Not like I am really happy with Bush’s spending, either. Or Clinton’s.

Gold experts and inflation

Gold tops $1900 an announce, and the experts are all claiming that it is overbought, and that the bubble will soon burst.

That is the same thing that the experts said in June, when gold was at $1500 an ounce.
– and October of 2010, when gold was $1380 an ounce.
– and March, 2010, when gold was at $1200 an ounce.
– and December of 2009, when gold was passing $1100 an ounce.
– and in December of 2005, when gold was $520 an ounce.

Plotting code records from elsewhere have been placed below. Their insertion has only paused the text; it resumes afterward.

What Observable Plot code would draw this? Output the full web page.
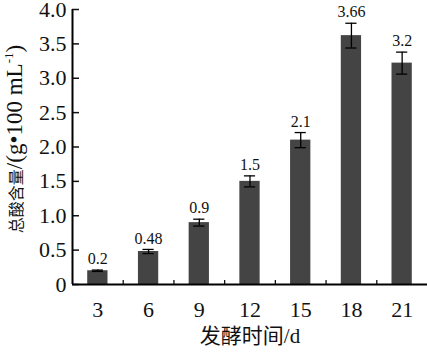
<!DOCTYPE html>
<html><head><meta charset="utf-8">
<script src="https://cdn.jsdelivr.net/npm/d3@7"></script>
<script src="https://cdn.jsdelivr.net/npm/@observablehq/plot@0.6"></script>
<style>body{margin:0;background:#fff}</style>
</head><body><div id="chart"></div>
<script>
const days = [3, 6, 9, 12, 15, 18, 21];
const acid = [0.2, 0.48, 0.9, 1.5, 2.1, 3.62, 3.22];
const errs = [0.01, 0.03, 0.05, 0.08, 0.11, 0.18, 0.16];
const labels = ["0.2", "0.48", "0.9", "1.5", "2.1", "3.66", "3.2"];
const yTicks = [0, 0.5, 1, 1.5, 2, 2.5, 3, 3.5, 4];
const xLabel = "发酵时间/d";
const yLabel = "总酸含量/(g•100 mL⁻¹)";

const data = days.map((d, i) => ({day: d, value: acid[i], err: errs[i], label: labels[i]}));
const step = days[1] - days[0];
const bounds = days.slice(0, -1).map(d => d + step / 2);
const half = 0.6, cap = 0.33;
const font = "'Liberation Serif', 'Times New Roman', 'Noto Sans CJK SC', serif";

const chart = Plot.plot({
  width: 427, height: 353,
  marginLeft: 72, marginRight: 0, marginTop: 9, marginBottom: 69,
  style: {fontFamily: font, fontSize: "22px", color: "#111", background: "#fff"},
  x: {domain: [days[0] - step / 2, days[days.length - 1] + step / 2]},
  y: {domain: [0, 4]},
  marks: [
    Plot.rectY(data, {x1: d => d.day - half, x2: d => d.day + half, y1: 0, y2: "value", fill: "#444"}),
    Plot.ruleX(data, {x: "day", y1: d => d.value - d.err, y2: d => d.value + d.err, stroke: "#000", strokeWidth: 1.3}),
    Plot.ruleY(data, {y: d => d.value + d.err, x1: d => d.day - cap, x2: d => d.day + cap, stroke: "#000", strokeWidth: 1.3}),
    Plot.ruleY(data, {y: d => d.value - d.err, x1: d => d.day - cap, x2: d => d.day + cap, stroke: "#000", strokeWidth: 1.3}),
    Plot.text(data, {x: "day", y: d => d.value + d.err, text: "label", dy: -11, fontSize: 16, fill: "#111"}),
    Plot.axisY({ticks: yTicks, tickSize: -7, tickPadding: 13, tickFormat: d => d === 0 ? "0" : d.toFixed(1), label: null, strokeWidth: 1.5}),
    Plot.axisX({ticks: days, tickSize: 0, tickPadding: 17, tickFormat: d => String(d), label: null}),
    Plot.axisX({ticks: bounds, tickSize: -4, tickFormat: () => "", label: null, strokeWidth: 1.3}),
    Plot.ruleX([days[0] - step / 2], {stroke: "#000", strokeWidth: 2}),
    Plot.ruleY([0], {stroke: "#000", strokeWidth: 2}),
    Plot.text([xLabel], {frameAnchor: "bottom", dy: 58, fontSize: 21, fill: "#111"}),
    Plot.text([yLabel], {frameAnchor: "left", textAnchor: "middle", rotate: -90, dx: -58, fontSize: 23, fill: "#111"})
  ]
});
// style the y title: smaller CJK part, superscript unit exponent
d3.select(chart).selectAll("text").filter(function() { return this.textContent === yLabel; }).each(function() {
  const m = yLabel.match(/^([\u4e00-\u9fff]+)(.*?)([⁻¹]+)(\))$/);
  const sup = m[3].replace(/⁻/g, "-").replace(/¹/g, "1");
  const t = d3.select(this).text(null);
  t.append("tspan").attr("font-size", 16).attr("dx", 8).text(m[1]);
  t.append("tspan").text(m[2]);
  t.append("tspan").attr("font-size", 13).attr("dy", -9).text(sup);
  t.append("tspan").attr("dy", 9).text(m[4]);
});
document.getElementById("chart").appendChild(chart);
</script>
</body></html>
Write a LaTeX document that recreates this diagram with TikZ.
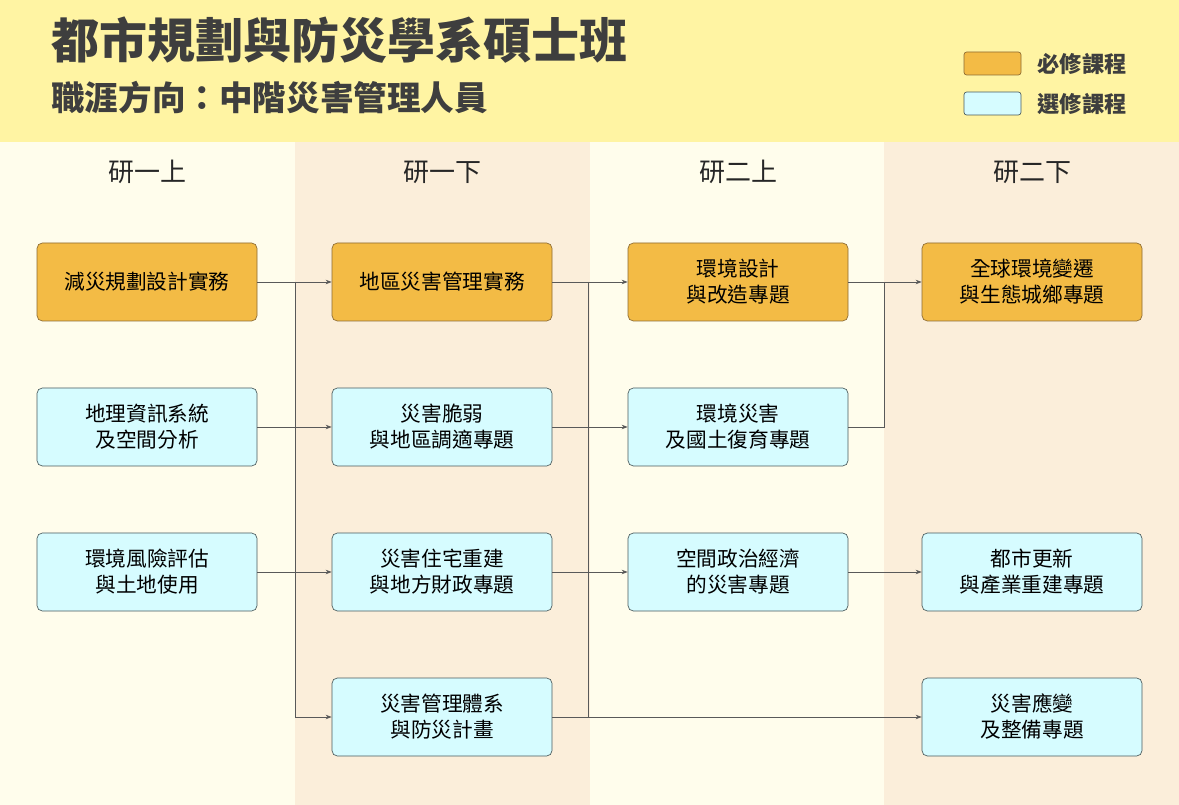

The secret here is that the world’s governments and private citizens alike are coming to the realization that the US Government cannot stop spending money, and are moving away from using the dollar as the reserve currency for the world. This is injecting large amounts of dollars into the world’s markets, and making the dollar worth less. This is causing a massive devaluation of the dollar. This isn’t the first time that a country has spent itself into financial ruin. Zimbabwe, the Soviets, and the Germans have all done it during the last century.

Our politicians don’t care, because both parties need your money to buy your vote. They are spending us into ruin. Don’t be caught holding dollars when the end comes, or you will need them to heat your home, like this woman is doing in 1923 Germany, because bank notes are cheaper than coal.

Price of 1 ounce of gold (in German Marks):

January,1919………. 170
September,1919……. 499
January, 1920………. 1,340
September, 1920……. 1,201
January, 1921………. 1,349
September, 1921…….2,175
January, 1922……….3,976
September, 1922…….30,381
January, 1923……….372,477
September, 1923…….269,439,000 (that’s right- from 4 thousand to 270 million in a year and a half)
Oct. 2, 1923………….6,631,749,000
Oct. 9, 1923………….24,868,950,000
Oct. 16, 1923…………84,969,072,000
Oct. 23, 1923…………1,160,552,882,000 (over 1 trillion)
Oct. 30, 1923…………1,347,070,000,000
Nov. 5, 1923…………..8,700,000,000,000
Nov. 30, 1923…………87,000,000,000,000 (almost 80 trillion increase in one month)

Do you see how the problem escalates? This is where we are headed. Scary stuff.